Достоевский был глубоко христианский писатель. Я не знаю более христианского писателя. И споры о христианстве Достоевского обычно ведутся на поверхности, а не в глубине. Шатов говорит Ставрогину: «Не вы ли говорили мне, что если бы математически доказали вам, что истина вне Христа, то вы бы согласились лучше остаться со Христом, нежели с Истиной?» Слова, принадлежащие Ставрогину, могли бы быть сказаны самим Достоевским и, наверное, не раз им говорились. Через всю свою жизнь пронес он исключительное, единственное отношение к Христу. И он был из тех, которые скорее отреклись бы от Истины во имя Христа, чем от Христа.
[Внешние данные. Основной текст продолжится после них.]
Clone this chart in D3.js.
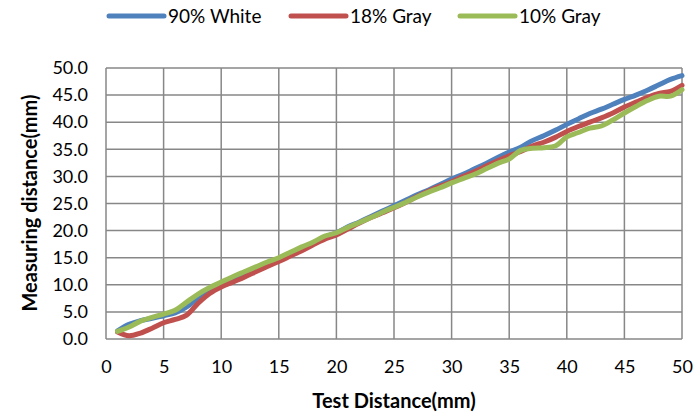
<!DOCTYPE html>
<html><head><meta charset="utf-8">
<script src="https://cdn.jsdelivr.net/npm/d3@7"></script>
<style>body{margin:0;background:#fff}svg{display:block}text{font-family:Lato,"Open Sans",sans-serif;fill:#000}</style>
</head><body>
<script>
const xValues = d3.range(1, 51);
const seriesNames = ["90% White", "18% Gray", "10% Gray"];
const seriesColors = ["#4F81BD", "#C0504D", "#9BBB59"];
const white90 = [1.5,2.7,3.4,3.8,4.3,4.8,5.9,7.6,8.8,9.9,10.8,11.8,12.9,13.9,14.7,15.7,16.7,17.7,18.8,19.6,20.7,21.6,22.6,23.6,24.6,25.6,26.6,27.5,28.5,29.5,30.4,31.4,32.4,33.5,34.5,35.4,36.6,37.5,38.5,39.6,40.6,41.6,42.4,43.3,44.2,45.0,45.9,46.9,47.9,48.6];
const gray18 = [1.3,0.6,1.1,2.0,3.0,3.6,4.4,6.6,8.4,9.6,10.5,11.4,12.4,13.4,14.3,15.3,16.3,17.4,18.4,19.2,20.3,21.4,22.4,23.3,24.2,25.2,26.3,27.3,28.2,29.0,30.0,30.9,31.9,32.9,33.8,34.6,35.6,36.3,37.2,38.3,39.2,40.0,40.8,41.7,42.8,43.7,44.6,45.3,45.7,46.8];
const gray10 = [1.4,2.2,3.3,4.0,4.6,5.3,6.8,8.3,9.5,10.5,11.5,12.4,13.3,14.2,15.0,16.0,17.0,17.9,19.0,19.6,20.6,21.5,22.4,23.4,24.3,25.2,26.2,27.1,27.9,28.8,29.6,30.4,31.4,32.4,33.2,34.8,35.2,35.3,35.6,37.3,38.1,38.9,39.3,40.4,41.7,42.9,44.0,44.8,44.8,46.0];
const xTicks = [0,5,10,15,20,25,30,35,40,45,50];
const yTicks = [0,5,10,15,20,25,30,35,40,45,50];
const xTitle = "Test Distance(mm)";
const yTitle = "Measuring distance(mm)";

const W = 698, H = 414;
const svg = d3.select("body").append("svg").attr("width", W).attr("height", H);
const x = d3.scaleLinear().domain([0, 50]).range([106, 682]);
const y = d3.scaleLinear().domain([0, 50]).range([339, 68]);
const grid = "#878787";

// gridlines
svg.append("g").selectAll("line").data(yTicks).join("line")
  .attr("x1", x(0)).attr("x2", x(50)).attr("y1", d => y(d)).attr("y2", d => y(d))
  .attr("stroke", grid).attr("stroke-width", 1.5);
svg.append("g").selectAll("line").data(xTicks).join("line")
  .attr("y1", y(0)).attr("y2", y(50)).attr("x1", d => x(d)).attr("x2", d => x(d))
  .attr("stroke", grid).attr("stroke-width", 1.5);

// axes labels via d3 axes
const xAxis = svg.append("g").attr("transform", `translate(0,${y(0)})`)
  .call(d3.axisBottom(x).tickValues(xTicks).tickSize(0).tickPadding(21).tickFormat(d3.format("d")));
xAxis.select(".domain").remove();
xAxis.selectAll("text").attr("font-size", 18).style("font-family", "Lato");
const yAxis = svg.append("g").attr("transform", `translate(${x(0)},0)`)
  .call(d3.axisLeft(y).tickValues(yTicks).tickSize(0).tickPadding(18).tickFormat(d3.format(".1f")));
yAxis.select(".domain").remove();
yAxis.selectAll("text").attr("font-size", 18).style("font-family", "Lato");

// lines
const allSeries = [white90, gray18, gray10];
const line = d3.line().x((d, i) => x(xValues[i])).y(d => y(d)).curve(d3.curveCatmullRom.alpha(0.5));
svg.append("g").selectAll("path").data(allSeries).join("path")
  .attr("d", d => line(d)).attr("fill", "none")
  .attr("stroke", (d, i) => seriesColors[i]).attr("stroke-width", 5)
  .attr("stroke-linecap", "round").attr("stroke-linejoin", "round");

// titles
svg.append("text").attr("x", 394).attr("y", 408).attr("text-anchor", "middle")
  .attr("font-size", 20).attr("font-weight", "bold").text(xTitle);
svg.append("text").attr("transform", "translate(37,203) rotate(-90)").attr("text-anchor", "middle")
  .attr("font-size", 20).attr("font-weight", "bold").text(yTitle);

// legend
const legX = [109, 291, 460];
const leg = svg.append("g").selectAll("g").data(seriesNames).join("g")
  .attr("transform", (d, i) => `translate(${legX[i]},16)`);
leg.append("line").attr("x1", 0).attr("x2", 55).attr("y1", 0).attr("y2", 0)
  .attr("stroke", (d, i) => seriesColors[i]).attr("stroke-width", 5).attr("stroke-linecap", "round");
leg.append("text").attr("x", 59).attr("y", 7).attr("font-size", 19).text(d => d);
</script>
</body></html>
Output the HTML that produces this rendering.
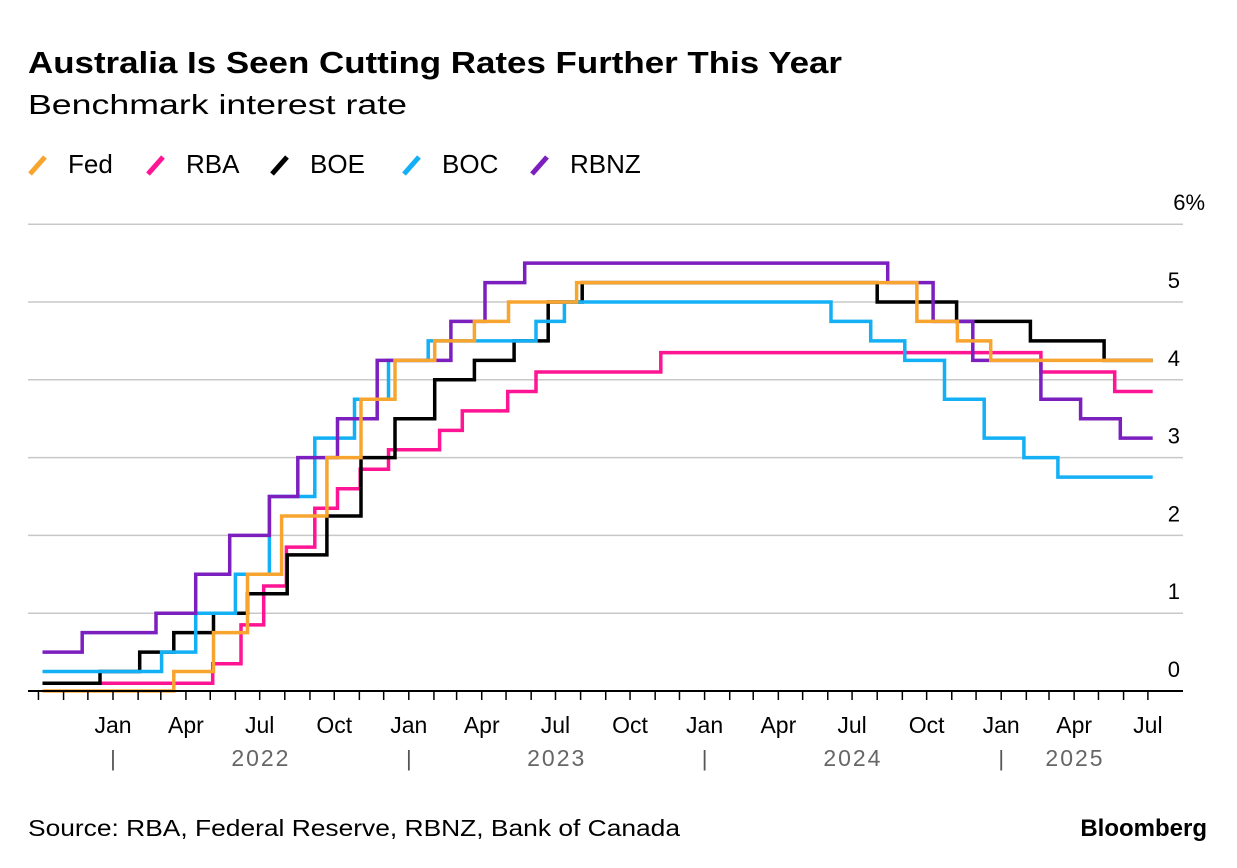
<!DOCTYPE html>
<html><head><meta charset="utf-8"><style>
body{margin:0;background:#fff;font-family:"Liberation Sans",sans-serif;}
svg{display:block}
</style></head><body>
<svg width="1237" height="868" id="c">
<text x="28" y="73" font-size="31" font-weight="bold" fill="#000" textLength="814" lengthAdjust="spacingAndGlyphs">Australia Is Seen Cutting Rates Further This Year</text>
<text x="28" y="114" font-size="28" fill="#000" textLength="379" lengthAdjust="spacingAndGlyphs">Benchmark interest rate</text>
<g id="legend"></g>
<g id="grid"></g>
<g id="series"></g>
<g id="xaxis"></g>
<text x="28" y="836" font-size="23" fill="#000" textLength="652" lengthAdjust="spacingAndGlyphs">Source: RBA, Federal Reserve, RBNZ, Bank of Canada</text>
<text x="1207" y="836" font-size="24" font-weight="bold" fill="#000" text-anchor="end">Bloomberg</text>
</svg>
<script>
const seriesNames = ["Fed","RBA","BOE","BOC","RBNZ"];
const seriesColors = ["#f8a530","#ff1493","#000000","#13b0f5","#7c1fbf"];
const yTicks = [0,1,2,3,4,5,6];
const fedSteps = [["2021-10-06",0],["2022-03-17",0.25],["2022-05-05",0.75],["2022-06-16",1.5],["2022-07-28",2.25],["2022-09-22",3.0],["2022-11-03",3.75],["2022-12-15",4.25],["2023-02-02",4.5],["2023-03-23",4.75],["2023-05-04",5.0],["2023-07-27",5.25],["2024-09-19",4.75],["2024-11-08",4.5],["2024-12-19",4.25]];
const rbaSteps = [["2021-10-06",0.1],["2022-05-04",0.35],["2022-06-08",0.85],["2022-07-06",1.35],["2022-08-03",1.85],["2022-09-07",2.35],["2022-10-05",2.6],["2022-11-02",2.85],["2022-12-07",3.1],["2023-02-08",3.35],["2023-03-08",3.6],["2023-05-03",3.85],["2023-06-07",4.1],["2023-11-08",4.35],["2025-02-19",4.1],["2025-05-21",3.85]];
const boeSteps = [["2021-10-06",0.1],["2021-12-16",0.25],["2022-02-03",0.5],["2022-03-17",0.75],["2022-05-05",1.0],["2022-06-16",1.25],["2022-08-04",1.75],["2022-09-22",2.25],["2022-11-03",3.0],["2022-12-15",3.5],["2023-02-02",4.0],["2023-03-23",4.25],["2023-05-11",4.5],["2023-06-22",5.0],["2023-08-03",5.25],["2024-08-01",5.0],["2024-11-07",4.75],["2025-02-06",4.5],["2025-05-08",4.25]];
const bocSteps = [["2021-10-06",0.25],["2022-03-02",0.5],["2022-04-13",1.0],["2022-06-01",1.5],["2022-07-13",2.5],["2022-09-07",3.25],["2022-10-26",3.75],["2022-12-07",4.25],["2023-01-25",4.5],["2023-06-07",4.75],["2023-07-12",5.0],["2024-06-05",4.75],["2024-07-24",4.5],["2024-09-04",4.25],["2024-10-23",3.75],["2024-12-11",3.25],["2025-01-29",3.0],["2025-03-12",2.75]];
const rbnzSteps = [["2021-10-06",0.5],["2021-11-24",0.75],["2022-02-23",1.0],["2022-04-13",1.5],["2022-05-25",2.0],["2022-07-13",2.5],["2022-08-17",3.0],["2022-10-05",3.5],["2022-11-23",4.25],["2023-02-22",4.75],["2023-04-05",5.25],["2023-05-24",5.5],["2024-08-14",5.25],["2024-10-09",4.75],["2024-11-27",4.25],["2025-02-19",3.75],["2025-04-09",3.5],["2025-05-28",3.25]];
const allSteps = [fedSteps,rbaSteps,boeSteps,bocSteps,rbnzSteps];
const monthLabels = ["Jan","Apr","Jul","Oct"];
const yearLabels = ["2022","2023","2024","2025"];
const endDate = "2025-07-07";

const NS="http://www.w3.org/2000/svg";
const t0=Date.parse("2022-01-01"), X0=113, PXD=296/365.25;
function x(d){return X0+(Date.parse(d)-t0)/86400000*PXD;}
function y(v){return 691-v*77.8;}
function mk(tag,attrs,parent){const e=document.createElementNS(NS,tag);for(const k in attrs)e.setAttribute(k,attrs[k]);parent.appendChild(e);return e;}
const grid=document.getElementById('grid'),ser=document.getElementById('series'),xa=document.getElementById('xaxis'),lg=document.getElementById('legend');
let lx=[30,148,272,404,532];
seriesNames.forEach((n,i)=>{
 const g=mk('g',{},lg);
 
 
 mk('line',{x1:lx[i],y1:174,x2:lx[i]+15,y2:157,stroke:seriesColors[i],'stroke-width':5},g);
 const t=mk('text',{x:lx[i]+38,y:173,'font-size':26,fill:'#000'},g);t.textContent=n;
});
yTicks.forEach(v=>{
 if(v>0){const l=mk('line',{x1:28,x2:1183,y1:y(v),y2:y(v),stroke:'#c8c8c8','stroke-width':1.5},grid);
 
 }
 const t=mk('text',{x:1180,y:y(v)-14,'font-size':22,fill:'#000','text-anchor':'end'},grid);
 
 
 t.textContent=v+(v===6?'%':'');
 if(v===6){t.setAttribute('x',1205);}
});
allSteps.forEach((s,i)=>{
 let d='';
 s.forEach((p,j)=>{const nx=j+1<s.length?s[j+1][0]:endDate;
  d+=(j?'L':'M')+x(p[0]).toFixed(1)+','+y(p[1]).toFixed(1)+'L'+x(nx).toFixed(1)+','+y(p[1]).toFixed(1);});
 const p=mk('path',{d:d,fill:'none',stroke:seriesColors[i],'stroke-width':3.5},ser);
 
 
});
ser.appendChild(ser.children[0]);
const ax=mk('line',{x1:28,x2:1183,y1:691,y2:691,stroke:'#000','stroke-width':2},xa);


for(let yr=2021;yr<=2025;yr++)for(let m=0;m<12;m++){
 const ds=yr+'-'+String(m+1).padStart(2,'0')+'-01';
 const xx=x(ds); if(xx<35||xx>1160)continue;
 mk('line',{x1:xx,x2:xx,y1:691,y2:700,stroke:'#000','stroke-width':1.5},xa);
 if(m%3===0&&xx>60){const t=mk('text',{x:xx,y:733,'font-size':23,fill:'#000','text-anchor':'middle'},xa);
  
  
  t.textContent=monthLabels[m/3];}
}
yearLabels.forEach((yl,i)=>{
 const xs=x((2022+i)+'-01-01');
 const sep=mk('text',{x:xs,y:766,'font-size':22,fill:'#555','text-anchor':'middle'},xa);sep.textContent='|';
 const xe=i<3?x((2023+i)+'-01-01'):x('2025-07-15');
 const t=mk('text',{x:i<3?(xs+xe)/2:1075,y:766,'font-size':23,fill:'#666','text-anchor':'middle','letter-spacing':2},xa);
 
 
 t.textContent=yl;
});
</script>
</body></html>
Для него не было Истины вне Христа. Его чувство Христа было очень страстное и глубоко интимное. Глубину христианства Достоевского нужно искать прежде всего в его отношении к человеку и человеческой судьбе. Такое отношение к человеку возможно только для христианского сознания. Но у Достоевского оно было творчеством внутри христианства. Раскрывающееся в творчестве Достоевского отношение к человеку глубже поучений Зосимы и «Дневника писателя». Тут раскрывается что-то еще не бывшее в мировой литературе. Последние выводы из христианского антропоцентризма сделаны Достоевским. Религия окончательно переходит в духовную глубину человека. Духовная глубина возвращается человеку. И делается это не так, как делает германское сознание, германская мистика и германский идеализм. Там, в духовной глубине, исчезал образ человека, исчезал в Божестве. У Достоевского и в самой последней глубине остается образ человека. И это делает его исключительным христианином. Христианской метафизики Достоевского нужно искать прежде всего в «Легенде о Великом Инквизиторе», бездонная глубина которой все еще недостаточно разгадана. Легенда есть настоящее откровение о христианской свободе.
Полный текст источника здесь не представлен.